Forse si ricomincia a settembre, probabilmente sfruttando — almeno per gli allievi più maturi — la didattica online. Si discute di turnazioni in classe, di orari ridotti, mense annullate. I trasporti pubblici, dimezzati, sono poi oggetto di contesa e non potranno quindi trasportare tutti gli studenti della provincia. Nella ricerca di un equilibrio flebile — poiché le spinte verso la «vecchia» normalità si sono confermate incalzanti e soverchieranno il resto, come da copione — l’istruzione rischia di finire a brandelli, cenerentola in un’eterna mezzanotte.
Non è in discussione la complessità di gestire luoghi per loro natura così affollati e gioiosi, ma il punto è un altro. I 70mila studenti dovrebbero essere il baricentro della ripartenza e la piattaforma intorno alla quale riarticolare i tempi e gli spazi. Per essere più chiari: è preferibile immaginare nuovi orari del lavoro (nelle fabbriche, negli uffici, negli enti pubblici, nel terziario) salvaguardando quelli delle scuole. L’educazione non può essere un satellite dell’organizzazione più generale della società, ma il suo perno altrimenti non abbiamo prospettive. I bambini, poi, sono soggetti esposti, vulnerabili, esili come fili di erba battuti dalle correnti (adulte).
La scuola va collocata al centro perché è il motore della cittadinanza, della conoscenza e della socialità. Il sapere porge gli strumenti del pensiero critico, di un divenire cittadino che è la base della convivenza collettiva. La scuola non è un servizio di intrattenimento per una società fondata sulla produzione e il consumo. E la didattica a distanza ha mostrato la sua reale natura di strumento emergenziale — surrogato prezioso per mantenere l’arcata dei ponti, ma appunto surrogato — che non consente di avere feedback dei contenuti veicolati, che deprime le relazioni, che discrimina tra gli alunni, che si rivolge ad un pubblico già formato (soprattutto gli studenti delle superiori). Limiti che non rendono immaginabile una sua reiterazione nel tempo. Peraltro questa protratta sospensione ha trasformato i genitori in maestre/i o docenti aggiunti, scaricando impropriamente una parte del peso della didattica sulle famiglie.

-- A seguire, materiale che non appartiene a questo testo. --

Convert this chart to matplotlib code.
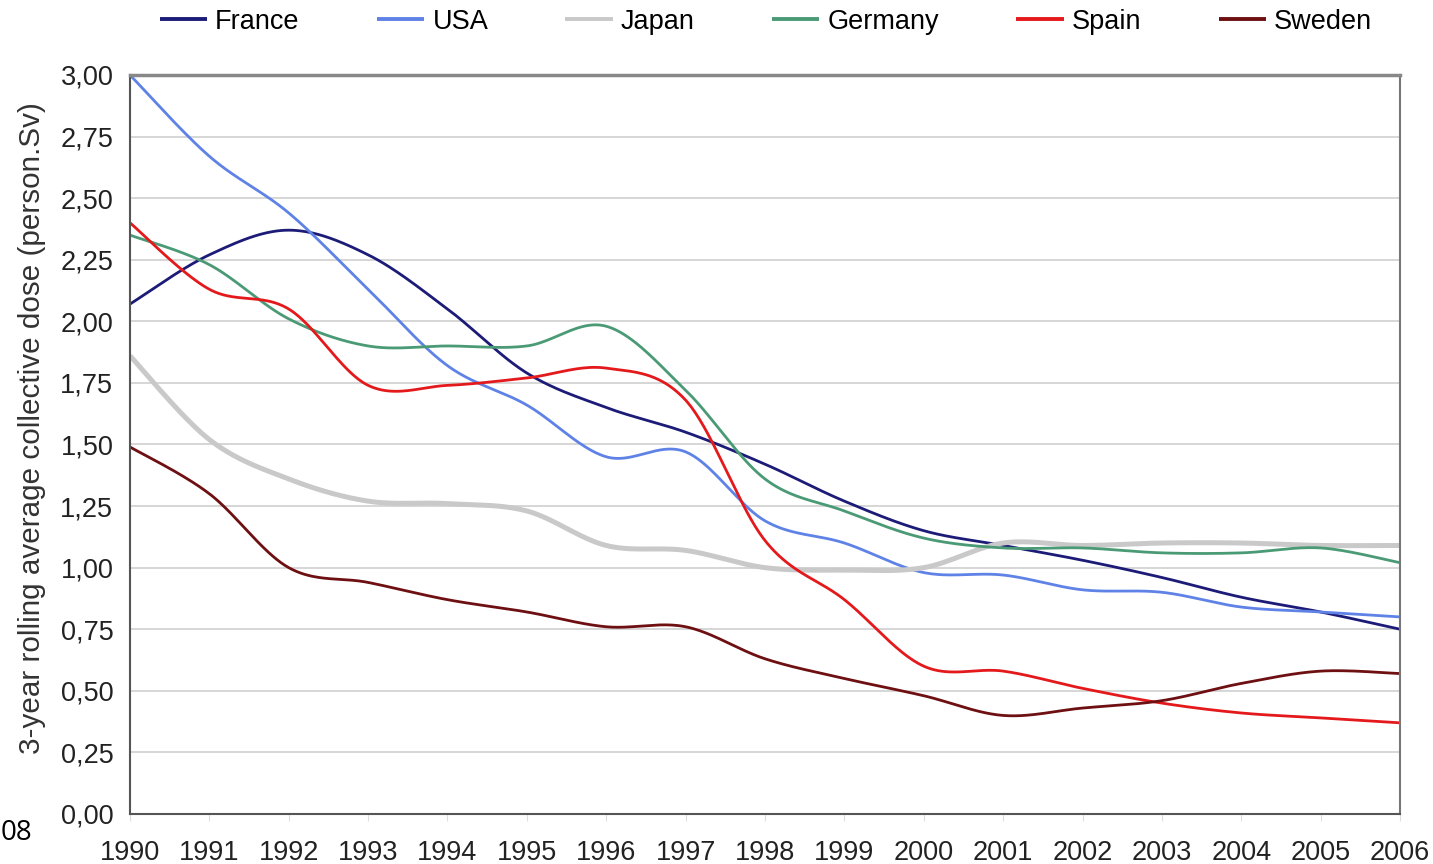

Naturalmente rimodellare la scuola alle nuove esigenze di sicurezza e protezione richiede un investimento (e non tagli), un po’ di flessibilità da parte di tutte le sue componenti, un po’ di amore verso il nostro futuro condiviso (le giovani generazioni) e una scelta politica precisa. Quella mancata finora visto che ogni settimana vengono avanzate le ipotesi più varie senza una chiara strategia. L’unica soluzione è garantire la riallocazione in classe di tutti gli studenti — dall’asilo alle superiori, e possibilmente l’università — recuperando gli spazi necessari (novanta in più quelli calcolati a Trento) e le risorse utili, sfruttando le sinergie con i Comuni e armonizzando i tempi delle altre componenti della società con quelli delle istituzioni della formazione. Verso gli studenti abbiamo maturato tutti, in questi quasi tre mesi, un debito. E adesso va saldato.